Inactivated yeast has been assessed rigorously and found to improve dough characteristics as well as the quality of finished baked goods.4 When used as an ingredient in laminated dough, for example, it reduces or eliminates shrinkage and dough deformation, enabling the final product to have a consistent shape. It can be added to biscuits, cakes, and quick-frozen doughs.

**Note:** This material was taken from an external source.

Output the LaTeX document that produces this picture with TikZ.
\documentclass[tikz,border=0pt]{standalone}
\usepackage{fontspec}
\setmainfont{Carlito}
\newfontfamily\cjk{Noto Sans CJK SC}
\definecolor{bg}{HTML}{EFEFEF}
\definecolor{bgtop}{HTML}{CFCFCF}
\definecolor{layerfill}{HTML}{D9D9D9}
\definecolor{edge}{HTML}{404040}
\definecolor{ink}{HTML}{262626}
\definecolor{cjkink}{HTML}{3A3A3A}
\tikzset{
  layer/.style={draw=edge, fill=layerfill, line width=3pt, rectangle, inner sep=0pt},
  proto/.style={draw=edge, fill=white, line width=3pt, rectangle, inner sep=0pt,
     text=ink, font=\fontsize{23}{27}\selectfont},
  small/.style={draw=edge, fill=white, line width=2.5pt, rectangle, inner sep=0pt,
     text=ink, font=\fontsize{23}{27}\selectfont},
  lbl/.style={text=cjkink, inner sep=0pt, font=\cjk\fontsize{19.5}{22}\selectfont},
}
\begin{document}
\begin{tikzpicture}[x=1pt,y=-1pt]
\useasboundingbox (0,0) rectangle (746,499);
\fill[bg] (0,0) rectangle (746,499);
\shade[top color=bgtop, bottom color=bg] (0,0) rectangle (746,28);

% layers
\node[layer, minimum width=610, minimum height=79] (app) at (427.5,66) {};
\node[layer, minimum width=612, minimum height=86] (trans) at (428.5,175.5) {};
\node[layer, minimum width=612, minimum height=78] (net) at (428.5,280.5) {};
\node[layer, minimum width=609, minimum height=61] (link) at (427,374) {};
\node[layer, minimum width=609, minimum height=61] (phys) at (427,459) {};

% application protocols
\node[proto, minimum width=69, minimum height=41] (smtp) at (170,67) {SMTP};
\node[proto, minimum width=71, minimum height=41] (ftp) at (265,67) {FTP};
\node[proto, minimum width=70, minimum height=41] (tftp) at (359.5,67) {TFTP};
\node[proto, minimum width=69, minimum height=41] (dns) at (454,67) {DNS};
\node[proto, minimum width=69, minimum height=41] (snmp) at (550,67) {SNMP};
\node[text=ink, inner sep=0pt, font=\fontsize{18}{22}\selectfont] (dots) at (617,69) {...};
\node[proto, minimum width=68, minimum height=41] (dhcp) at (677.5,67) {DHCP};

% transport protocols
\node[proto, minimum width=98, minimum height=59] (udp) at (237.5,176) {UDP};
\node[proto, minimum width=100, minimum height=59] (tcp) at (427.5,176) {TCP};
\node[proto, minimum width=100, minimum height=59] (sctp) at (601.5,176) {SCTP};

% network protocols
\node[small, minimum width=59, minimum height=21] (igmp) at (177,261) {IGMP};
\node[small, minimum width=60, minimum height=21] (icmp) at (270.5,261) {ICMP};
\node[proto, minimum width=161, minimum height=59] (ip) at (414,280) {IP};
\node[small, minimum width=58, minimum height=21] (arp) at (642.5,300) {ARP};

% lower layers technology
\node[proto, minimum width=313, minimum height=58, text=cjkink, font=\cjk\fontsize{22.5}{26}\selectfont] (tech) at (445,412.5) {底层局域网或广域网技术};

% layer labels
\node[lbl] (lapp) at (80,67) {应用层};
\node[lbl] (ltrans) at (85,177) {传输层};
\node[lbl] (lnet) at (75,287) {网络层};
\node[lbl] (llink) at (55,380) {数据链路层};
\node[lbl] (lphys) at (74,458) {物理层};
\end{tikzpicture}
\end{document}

It is of particular benefit to sheet-based and laminated products, such as crackers, biscuits, and cookies, as it modifies the sheeting characteristics of dough. Its use in pastas has been studied. However, sensory evaluation finds that it does not taste good, despite the increased protein content and nutritional value of the final product.5, 2
It can be combined with oxidizers to optimize gluten development and dough processing performance.3 When used with oxidants, the combination can improve dough rheology and gas retention. It can, for example, reduce the bulk of the sponge and dough, especially in those doughs containing strong flours.2
When added to baked goods, it enhances a product’s nutrition profile. When added in different amounts to white wheat breads, inactive yeast was found to increase volume a little, while the elastic properties of the crumb decreased. This study found the protein content also increased and there was greater lysine content and nutritive value present.5
Dried inactive yeast does have many variables that may affect a product’s flavor profile. It may impart a sweet caramel-like flavor as well as a more aggressive roasted, beefy taste. To ensure an ideal final product, the addition of these types of products should be individual assessed prior to their use.1
Bakers yeast protein derived from Saccharomyces cerevisiae that meets specific conditions is a generally recognized as safe ingredient by the United States Food and Drug Administration under Title 21, Part 172, Subpart D.6
- Reineccius, Gary, and Henry B. Heath. Flavor Chemistry and Technology. CRC Press, 2016. p. 285.
- Cauvain, Stanley P. Baking Problems Solved. Elsevier Woodhead Publishing, 2017. p. 144.
- Suas, Michel, and Frank Wing. Advanced Bread and Pastry: a Professional Approach. Cenage Learning, 2012. pp. 155-156.
- Verheyen, Christoph & Jekle, Mario & Becker, Thomas. (2016). Baking performance of glutathione in yeasts. baking + biscuit. https://www.researchgate.net/publication/298788617_Baking_performance_of_glutathione_in_yeasts. Last accessed on 18 March 2020.
- Lasztity, Radomir. Use of Yeast Biomass in Food Production. CRC Press, 2017. pp 197, 200-201.
- “CFR – Code of Federal Regulations Title 21.” Accessdata.fda.gov, www.accessdata.fda.gov/scripts/cdrh/cfdocs/cfcfr/CFRSearch.cfm?fr=172.325. Last accessed 26 November 2018.